“We enthusiastically funded Pat’s original project, which drove us to support his new project that will seek to innovate how the body attacks cancer cells. As for Vladimir, his work in regenerative medicine and how to potentially delay the onset of certain age-related diseases like Alzheimer’s is very timely and significant.”
An initial seed grant from the Strauss Foundation funded a stem-cell research project led by Forgione and PhD student Rafael Hernandez, BSc 18, in 2020.
“It was Rafael’s hard work and dedication that allowed us to leverage the Richard and Edith Strauss Foundation funding to obtain this second round of support,” remarks Forgione. “Ultimately, a big part of what we do is to train the next generation of scientists — and Rafael is a standout example of that.”
Forgione’s new project will have as a biological target GPR68, a protein-coupled receptor.
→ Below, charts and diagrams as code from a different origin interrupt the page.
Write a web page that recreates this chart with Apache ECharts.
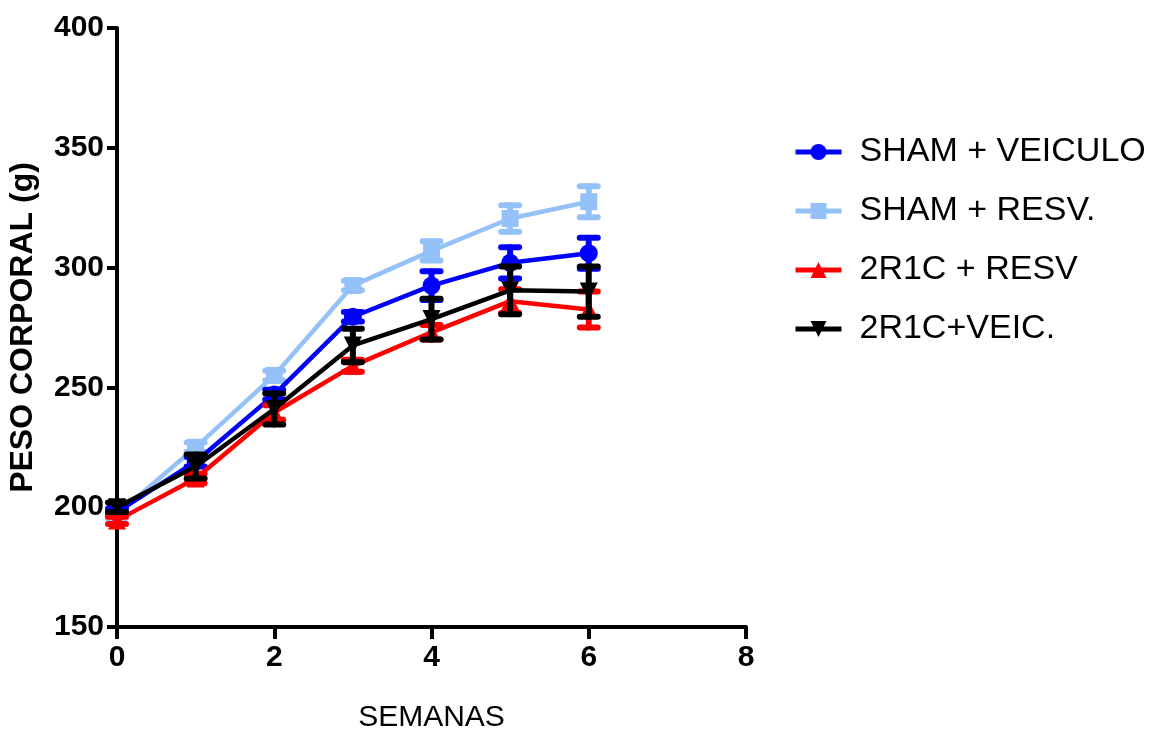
<!DOCTYPE html>
<html>
<head>
<meta charset="utf-8">
<script src="https://cdn.jsdelivr.net/npm/echarts@6/dist/echarts.min.js"></script>
<style>html,body{margin:0;padding:0;background:#fff;}#c{width:1157px;height:738px;}</style>
</head>
<body>
<div id="c"></div>
<script>
var weeks = [0, 1, 2, 3, 4, 5, 6];
var seriesNames = ['SHAM + VEICULO', 'SHAM + RESV.', '2R1C + RESV', '2R1C+VEIC.'];
var shamVeic = [198, 219, 247, 279.5, 292.5, 302, 306];
var shamVeicErr = [1.5, 2, 2, 2, 6, 6.5, 6.5];
var shamResv = [197, 225, 255, 292.5, 307, 320.5, 327.5];
var shamResvErr = [1.5, 2, 2, 2, 4, 5.5, 6.5];
var r2Resv = [194.5, 212, 239.5, 259, 273, 286, 282.5];
var r2ResvErr = [1.5, 2, 3, 2.5, 3, 5, 7.5];
var r2Veic = [200, 217, 241, 267.5, 278.5, 290.5, 290];
var r2VeicErr = [2, 5, 6.5, 7, 8.5, 10, 10.5];
var yTicks = [150, 200, 250, 300, 350, 400];
var xTicks = [0, 2, 4, 6, 8];

var colors = ['#0000ff', '#94c2f8', '#ff0000', '#000000'];
var symbols = ['circle', 'rect', 'triangle', 'path://M0,0 L10,0 L5,10 Z'];
var vals = [shamVeic, shamResv, r2Resv, r2Veic];
var errs = [shamVeicErr, shamResvErr, r2ResvErr, r2VeicErr];
var zs = [3, 2, 4, 5];

var chart = echarts.init(document.getElementById('c'));
var series = [];
vals.forEach(function (v, i) {
  series.push({
    name: seriesNames[i],
    type: 'line',
    data: weeks.map(function (w, k) { return [w, v[k]]; }),
    symbol: symbols[i],
    symbolSize: i === 1 ? 17 : 18,
    lineStyle: { color: colors[i], width: 4.5 },
    itemStyle: { color: colors[i] },
    z: zs[i],
    silent: true
  });
  series.push({
    name: seriesNames[i],
    type: 'custom',
    z: zs[i],
    silent: true,
    data: weeks.map(function (w, k) { return [w, v[k] - errs[i][k], v[k] + errs[i][k]]; }),
    encode: { x: 0, y: [1, 2] },
    renderItem: function (params, api) {
      var lo = api.coord([api.value(0), api.value(1)]);
      var hi = api.coord([api.value(0), api.value(2)]);
      var hw = 9;
      var st = { stroke: colors[i], lineWidth: 6, lineCap: 'round' };
      return {
        type: 'group',
        children: [
          { type: 'line', shape: { x1: lo[0], y1: lo[1], x2: hi[0], y2: hi[1] }, style: st },
          { type: 'line', shape: { x1: lo[0] - hw, y1: lo[1], x2: lo[0] + hw, y2: lo[1] }, style: st },
          { type: 'line', shape: { x1: hi[0] - hw, y1: hi[1], x2: hi[0] + hw, y2: hi[1] }, style: st }
        ]
      };
    }
  });
});

chart.setOption({
  animation: false,
  backgroundColor: '#fff',
  grid: { left: 117, top: 28, right: 411, bottom: 111, containLabel: false, outerBoundsMode: 'none' },
  legend: {
    data: seriesNames,
    orient: 'vertical',
    left: 788,
    top: 129,
    itemWidth: 46,
    itemHeight: 20,
    itemGap: 23,
    lineStyle: { width: 5 },
    textStyle: { fontFamily: 'Liberation Sans, Arial, sans-serif', fontSize: 34, color: '#000', lineHeight: 36, padding: [0, 0, 0, 13] }
  },
  xAxis: {
    type: 'value',
    min: 0, max: 8, interval: 2,
    name: 'SEMANAS',
    nameLocation: 'middle',
    nameGap: 76,
    nameTextStyle: { fontFamily: 'Liberation Sans, Arial, sans-serif', fontSize: 30, color: '#000' },
    axisLine: { onZero: false, lineStyle: { color: '#000', width: 4 } },
    axisTick: { show: true, length: 12, inside: false, lineStyle: { color: '#000', width: 4 } },
    axisLabel: { margin: 16, fontFamily: 'Liberation Sans, Arial, sans-serif', fontWeight: 'bold', fontSize: 30, color: '#000' },
    splitLine: { show: false }
  },
  yAxis: {
    type: 'value',
    min: 150, max: 400, interval: 50,
    name: 'PESO CORPORAL (g)',
    nameLocation: 'middle',
    nameGap: 78,
    nameTextStyle: { fontFamily: 'Liberation Sans, Arial, sans-serif', fontWeight: 'bold', fontSize: 32, color: '#000' },
    axisLine: { onZero: false, lineStyle: { color: '#000', width: 4 } },
    axisTick: { show: true, length: 10, lineStyle: { color: '#000', width: 4 } },
    axisLabel: { margin: 13, fontFamily: 'Liberation Sans, Arial, sans-serif', fontWeight: 'bold', fontSize: 30, color: '#000' },
    splitLine: { show: false }
  },
  series: series
});
</script>
</body>
</html>
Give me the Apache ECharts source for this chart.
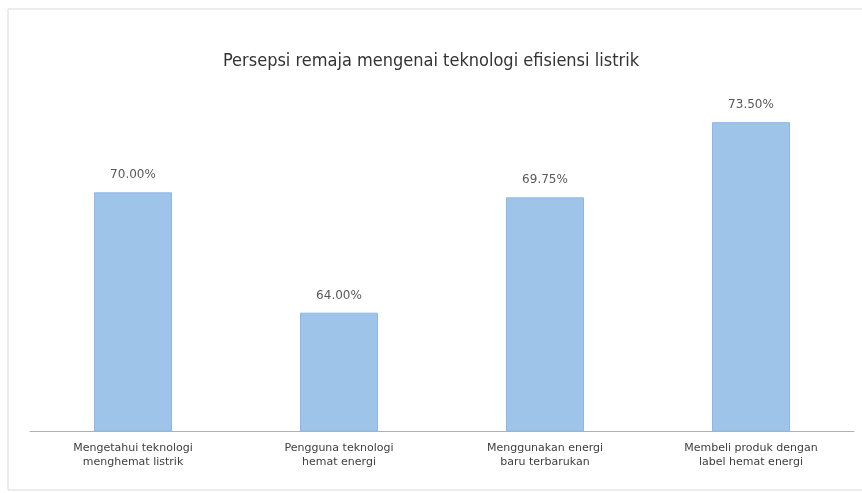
<!DOCTYPE html>
<html><head><meta charset="utf-8">
<script src="https://cdn.jsdelivr.net/npm/echarts@6/dist/echarts.min.js"></script>
<style>html,body{margin:0;padding:0;background:#fff}#c{width:862px;height:493px}</style>
</head><body><div id="c"></div>
<script>
const title = 'Persepsi remaja mengenai teknologi efisiensi listrik';
const categories = ['Mengetahui teknologi\nmenghemat listrik', 'Pengguna teknologi\nhemat energi', 'Menggunakan energi\nbaru terbarukan', 'Membeli produk dengan\nlabel hemat energi'];
const values = [70.00, 64.00, 69.75, 73.50];

const chart = echarts.init(document.getElementById('c'));
chart.setOption({
  animation: false,
  backgroundColor: '#fff',
  graphic: [{type: 'rect', shape: {x: 8, y: 9, width: 860, height: 481}, style: {fill: 'none', stroke: '#d9d9d9', lineWidth: 1}, silent: true}],
  title: {text: title, left: 'center', top: 47, textStyle: {fontFamily: 'DejaVu Sans Condensed', fontWeight: 'normal', fontSize: 18, color: '#333'}},
  grid: {left: 30, right: 8, top: 70, bottom: 62},
  xAxis: {type: 'category', data: categories,
    axisLine: {lineStyle: {color: '#b0b0b0', width: 1}}, axisTick: {show: false},
    axisLabel: {fontFamily: 'DejaVu Sans', fontSize: 11, color: '#404040', lineHeight: 14, margin: 10, interval: 0}},
  yAxis: {type: 'value', min: 58.1, max: 76.1, show: false, splitLine: {show: false}},
  series: [{type: 'bar', data: values, barWidth: 78,
    itemStyle: {color: '#9fc4ea', borderColor: '#8fb7e3', borderWidth: 1},
    label: {show: true, position: 'top', distance: 11, formatter: p => p.value.toFixed(2) + '%', fontFamily: 'DejaVu Sans', fontSize: 12, color: '#595959'}}]
});
</script></body></html>
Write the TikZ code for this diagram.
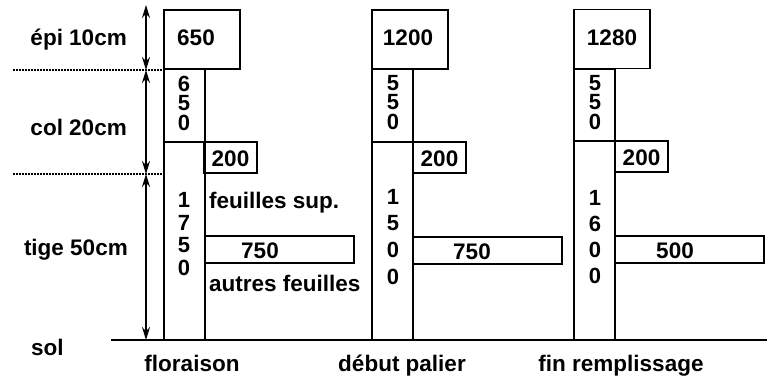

His collaborator is McGill University’s Terry Hébert, who has considerable expertise with GPR68.
Forgione’s contribution will be to make small molecules that will modulate the receptor with the ultimate goal of developing novel anti-cancer treatments.
“This represents one part of the Strauss Foundation’s new grant,” he says. “The other part is to facilitate the development of higher-quality seeds for new drug discovery, a collaboration with Steven Laplante at INRS Armand-Frappier Santé Biotechnologie Research Centre in Laval.”